§ **What you need to do**: Without copying any pictures, restate exactly the lines from the start of the records through the line containing "return (H - B - p) / ph".

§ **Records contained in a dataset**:
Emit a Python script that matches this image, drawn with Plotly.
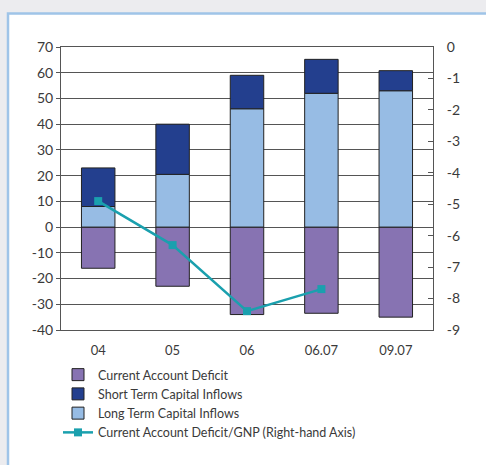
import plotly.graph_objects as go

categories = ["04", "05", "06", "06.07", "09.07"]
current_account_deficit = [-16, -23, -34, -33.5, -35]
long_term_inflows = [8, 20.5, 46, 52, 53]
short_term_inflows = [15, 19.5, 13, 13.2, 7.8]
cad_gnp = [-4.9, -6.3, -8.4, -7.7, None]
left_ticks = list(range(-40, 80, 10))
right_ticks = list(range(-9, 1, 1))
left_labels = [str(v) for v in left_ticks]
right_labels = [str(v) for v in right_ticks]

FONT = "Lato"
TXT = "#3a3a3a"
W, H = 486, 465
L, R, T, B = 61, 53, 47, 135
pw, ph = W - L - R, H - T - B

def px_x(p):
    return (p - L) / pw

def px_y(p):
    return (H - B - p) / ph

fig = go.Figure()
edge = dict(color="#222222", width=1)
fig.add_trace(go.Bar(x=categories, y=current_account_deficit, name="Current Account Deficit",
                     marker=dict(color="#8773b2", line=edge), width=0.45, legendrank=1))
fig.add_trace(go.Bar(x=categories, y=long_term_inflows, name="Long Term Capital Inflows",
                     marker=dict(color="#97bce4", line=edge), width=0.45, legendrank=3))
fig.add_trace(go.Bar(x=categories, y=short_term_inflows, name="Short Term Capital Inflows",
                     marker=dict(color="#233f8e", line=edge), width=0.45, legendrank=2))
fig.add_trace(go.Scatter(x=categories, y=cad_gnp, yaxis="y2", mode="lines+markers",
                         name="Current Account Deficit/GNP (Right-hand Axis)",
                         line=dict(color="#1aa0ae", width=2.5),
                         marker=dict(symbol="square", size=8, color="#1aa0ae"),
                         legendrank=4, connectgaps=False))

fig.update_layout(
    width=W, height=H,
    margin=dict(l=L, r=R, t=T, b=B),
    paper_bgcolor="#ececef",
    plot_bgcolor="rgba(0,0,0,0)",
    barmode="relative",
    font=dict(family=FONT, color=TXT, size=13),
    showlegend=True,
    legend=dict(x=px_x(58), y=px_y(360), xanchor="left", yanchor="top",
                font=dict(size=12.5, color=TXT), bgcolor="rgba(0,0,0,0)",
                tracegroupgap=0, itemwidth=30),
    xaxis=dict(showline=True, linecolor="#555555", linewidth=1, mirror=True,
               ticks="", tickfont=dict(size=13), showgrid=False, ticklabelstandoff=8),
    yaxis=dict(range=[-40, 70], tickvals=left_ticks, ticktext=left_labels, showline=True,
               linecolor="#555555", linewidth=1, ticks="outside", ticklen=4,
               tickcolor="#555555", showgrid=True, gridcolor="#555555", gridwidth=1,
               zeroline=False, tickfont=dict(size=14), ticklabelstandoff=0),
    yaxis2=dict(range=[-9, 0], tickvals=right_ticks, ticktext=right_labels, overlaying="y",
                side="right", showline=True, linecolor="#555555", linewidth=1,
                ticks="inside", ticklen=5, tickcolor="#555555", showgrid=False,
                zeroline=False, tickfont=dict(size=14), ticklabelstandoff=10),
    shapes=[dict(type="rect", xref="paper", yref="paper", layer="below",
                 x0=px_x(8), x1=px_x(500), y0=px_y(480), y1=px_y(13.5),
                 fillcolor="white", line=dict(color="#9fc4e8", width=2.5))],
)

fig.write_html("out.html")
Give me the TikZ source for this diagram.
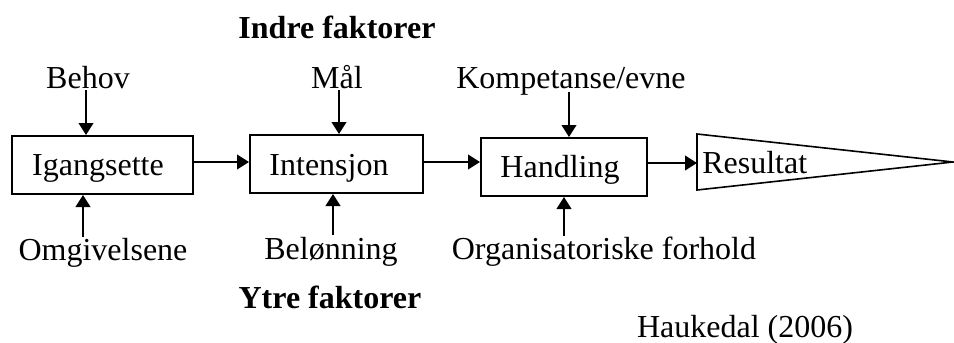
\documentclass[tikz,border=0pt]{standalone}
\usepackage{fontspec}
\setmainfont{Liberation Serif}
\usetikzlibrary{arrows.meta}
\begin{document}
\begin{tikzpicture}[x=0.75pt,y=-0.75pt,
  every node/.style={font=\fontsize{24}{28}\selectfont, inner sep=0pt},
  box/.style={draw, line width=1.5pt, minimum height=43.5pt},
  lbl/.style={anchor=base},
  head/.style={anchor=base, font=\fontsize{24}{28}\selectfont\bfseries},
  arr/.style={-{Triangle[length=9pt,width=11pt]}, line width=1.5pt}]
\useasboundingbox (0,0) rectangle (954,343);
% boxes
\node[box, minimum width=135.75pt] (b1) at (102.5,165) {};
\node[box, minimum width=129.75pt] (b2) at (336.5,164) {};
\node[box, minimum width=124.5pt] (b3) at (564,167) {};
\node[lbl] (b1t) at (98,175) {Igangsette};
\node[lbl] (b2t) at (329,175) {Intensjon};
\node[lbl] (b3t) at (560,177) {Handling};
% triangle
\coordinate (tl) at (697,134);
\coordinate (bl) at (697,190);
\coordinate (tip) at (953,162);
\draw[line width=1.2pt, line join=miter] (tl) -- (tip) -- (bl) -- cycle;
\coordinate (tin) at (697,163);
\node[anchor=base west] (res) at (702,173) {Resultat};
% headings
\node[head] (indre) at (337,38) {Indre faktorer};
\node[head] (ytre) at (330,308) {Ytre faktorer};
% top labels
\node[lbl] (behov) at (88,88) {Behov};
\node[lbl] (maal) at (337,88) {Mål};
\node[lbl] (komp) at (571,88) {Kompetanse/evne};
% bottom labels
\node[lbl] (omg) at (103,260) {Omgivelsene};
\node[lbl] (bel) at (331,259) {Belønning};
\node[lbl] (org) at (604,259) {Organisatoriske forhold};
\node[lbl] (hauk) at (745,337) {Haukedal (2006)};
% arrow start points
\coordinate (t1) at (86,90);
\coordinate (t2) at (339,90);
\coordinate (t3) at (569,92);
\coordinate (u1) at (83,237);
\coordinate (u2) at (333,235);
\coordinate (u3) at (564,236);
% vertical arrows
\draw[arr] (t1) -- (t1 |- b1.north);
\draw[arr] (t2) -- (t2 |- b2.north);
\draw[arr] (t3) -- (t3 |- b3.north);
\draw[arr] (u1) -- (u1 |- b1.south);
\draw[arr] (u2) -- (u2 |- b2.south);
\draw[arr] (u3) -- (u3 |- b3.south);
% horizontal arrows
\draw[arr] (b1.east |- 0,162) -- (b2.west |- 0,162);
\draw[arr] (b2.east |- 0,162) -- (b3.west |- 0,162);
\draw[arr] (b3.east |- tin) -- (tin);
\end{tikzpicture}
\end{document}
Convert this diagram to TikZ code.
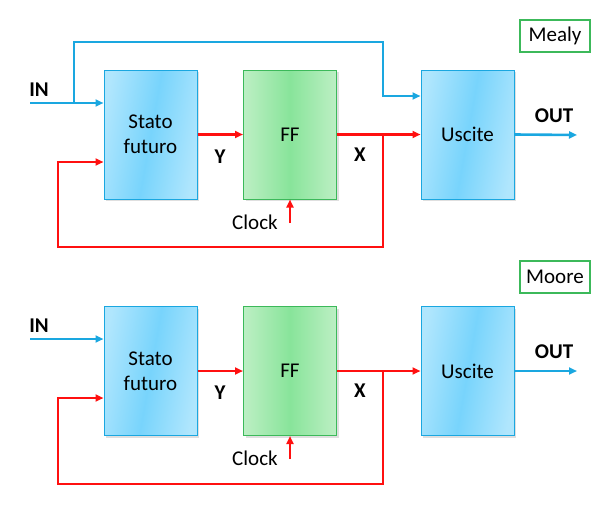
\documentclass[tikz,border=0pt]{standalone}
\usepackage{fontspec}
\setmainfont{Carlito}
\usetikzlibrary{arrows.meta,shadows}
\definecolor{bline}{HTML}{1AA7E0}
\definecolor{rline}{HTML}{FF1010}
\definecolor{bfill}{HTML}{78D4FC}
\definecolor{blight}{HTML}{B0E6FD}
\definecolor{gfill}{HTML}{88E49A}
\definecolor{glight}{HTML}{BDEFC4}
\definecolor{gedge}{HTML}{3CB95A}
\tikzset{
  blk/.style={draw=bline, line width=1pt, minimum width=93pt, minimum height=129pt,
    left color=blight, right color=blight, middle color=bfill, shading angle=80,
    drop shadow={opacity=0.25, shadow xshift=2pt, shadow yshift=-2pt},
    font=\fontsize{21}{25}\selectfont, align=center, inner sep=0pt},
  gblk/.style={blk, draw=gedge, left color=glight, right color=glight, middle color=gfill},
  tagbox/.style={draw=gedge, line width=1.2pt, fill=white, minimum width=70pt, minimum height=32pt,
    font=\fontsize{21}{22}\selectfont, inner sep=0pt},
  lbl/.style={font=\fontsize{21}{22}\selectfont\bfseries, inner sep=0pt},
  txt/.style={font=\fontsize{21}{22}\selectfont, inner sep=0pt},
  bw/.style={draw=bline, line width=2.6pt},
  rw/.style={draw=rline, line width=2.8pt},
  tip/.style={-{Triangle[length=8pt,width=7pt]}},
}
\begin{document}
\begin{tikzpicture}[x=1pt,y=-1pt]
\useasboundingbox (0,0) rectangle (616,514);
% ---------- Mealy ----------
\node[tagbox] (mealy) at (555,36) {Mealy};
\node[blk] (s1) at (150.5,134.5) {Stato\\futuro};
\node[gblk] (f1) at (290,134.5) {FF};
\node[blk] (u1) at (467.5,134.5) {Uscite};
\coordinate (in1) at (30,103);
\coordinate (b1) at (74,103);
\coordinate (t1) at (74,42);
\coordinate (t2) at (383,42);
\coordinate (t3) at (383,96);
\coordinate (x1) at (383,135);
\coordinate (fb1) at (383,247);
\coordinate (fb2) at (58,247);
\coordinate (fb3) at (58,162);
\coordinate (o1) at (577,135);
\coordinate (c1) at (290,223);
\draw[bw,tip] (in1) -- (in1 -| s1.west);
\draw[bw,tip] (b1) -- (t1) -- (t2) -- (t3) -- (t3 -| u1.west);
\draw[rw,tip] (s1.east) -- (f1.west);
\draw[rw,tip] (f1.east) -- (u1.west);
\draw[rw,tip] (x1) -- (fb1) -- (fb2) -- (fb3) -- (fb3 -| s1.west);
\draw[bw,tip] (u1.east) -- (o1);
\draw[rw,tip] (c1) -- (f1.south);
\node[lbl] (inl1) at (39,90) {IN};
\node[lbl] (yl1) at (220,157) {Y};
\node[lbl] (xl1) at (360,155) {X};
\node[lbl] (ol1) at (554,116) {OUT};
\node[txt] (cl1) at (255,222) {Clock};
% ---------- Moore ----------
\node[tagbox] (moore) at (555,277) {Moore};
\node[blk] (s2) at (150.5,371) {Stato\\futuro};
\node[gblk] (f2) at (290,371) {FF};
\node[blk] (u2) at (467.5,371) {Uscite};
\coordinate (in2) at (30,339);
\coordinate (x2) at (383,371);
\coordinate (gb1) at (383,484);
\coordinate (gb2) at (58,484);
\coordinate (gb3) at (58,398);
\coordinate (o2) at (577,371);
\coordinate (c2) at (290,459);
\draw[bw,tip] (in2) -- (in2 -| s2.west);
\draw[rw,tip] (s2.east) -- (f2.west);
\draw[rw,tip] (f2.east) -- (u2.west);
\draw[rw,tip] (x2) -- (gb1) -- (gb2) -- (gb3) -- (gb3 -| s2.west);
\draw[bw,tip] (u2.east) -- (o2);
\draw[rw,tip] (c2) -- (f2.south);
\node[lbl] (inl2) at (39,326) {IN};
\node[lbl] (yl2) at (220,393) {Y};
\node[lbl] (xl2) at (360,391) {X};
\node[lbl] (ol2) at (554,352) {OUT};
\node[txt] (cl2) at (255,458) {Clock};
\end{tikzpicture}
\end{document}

§ **Full solution**:
Emit a Python script that matches this image, drawn with Plotly.
import plotly.graph_objects as go

categories = ["04", "05", "06", "06.07", "09.07"]
current_account_deficit = [-16, -23, -34, -33.5, -35]
long_term_inflows = [8, 20.5, 46, 52, 53]
short_term_inflows = [15, 19.5, 13, 13.2, 7.8]
cad_gnp = [-4.9, -6.3, -8.4, -7.7, None]
left_ticks = list(range(-40, 80, 10))
right_ticks = list(range(-9, 1, 1))
left_labels = [str(v) for v in left_ticks]
right_labels = [str(v) for v in right_ticks]

FONT = "Lato"
TXT = "#3a3a3a"
W, H = 486, 465
L, R, T, B = 61, 53, 47, 135
pw, ph = W - L - R, H - T - B

def px_x(p):
    return (p - L) / pw

def px_y(p):
    return (H - B - p) / ph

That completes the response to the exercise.